In London, Bangladesh had just one representative in athletics and the timing of Bangladesh’s lone athlete Mohan Khan came as yet another shock if not a big surprise.
He ended his 100-metre sprint heat in 11.25 seconds, exactly 1.62 seconds less than fastest man Usain Bolt in the competition. After his event Mohan had claimed to have made some kind of progress as it was still his best timing in career.
But it was certainly not the best timing for Bangladesh in the Olympics. In 1988 Seoul Olympics, Mohammad Shahjalal completed his 100-metre in 10.94 seconds, which was just a second more than then fastest man Carl Lewis, who took 9.92 seconds.
In 24 years time when top athletes are thinking if it was possible to run 100 metres in 9.4 seconds, the gap with Bangladesh only widened. Shahanuddin Chowdhury ran 200 metres for Bangladesh in 21.18 seconds at Barcelona in 1992 and it is still the Olympic record for the country in the event.
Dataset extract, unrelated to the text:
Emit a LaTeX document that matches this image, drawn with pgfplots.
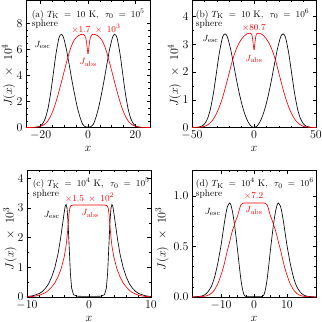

Bangladesh failed to find a new talent in 20 years to improve the record of Shahanuddin Chowdhury. The same can be said about 400m, 800m and 4x100m relay.
Milzar Hossain ran 400 metres in 48.76 seconds in the Seoul Games and no-one came later to improve his record. Milzar also holds the Olympic record of 1:51.16sec for Bangladesh in 800-metre.
Since Sahajalal, Shahanuddin and Milzar, Bangladesh had also produced some talent in Mahbub Alam, Bimal Chandra Tarafdar, but could not get the best out of them.
Bimal ran away from the Games’ village in Atlanta to put the country in a shame, while Mahbub ended his long fight with poverty when he died in a car crash in 2010.
With no new talent on the horizon, Bangladesh is unlikely to find their own hero anytime soon and can only look at Bolt, Blake and others to appease their thrist. No American will realise it unless they know the reality.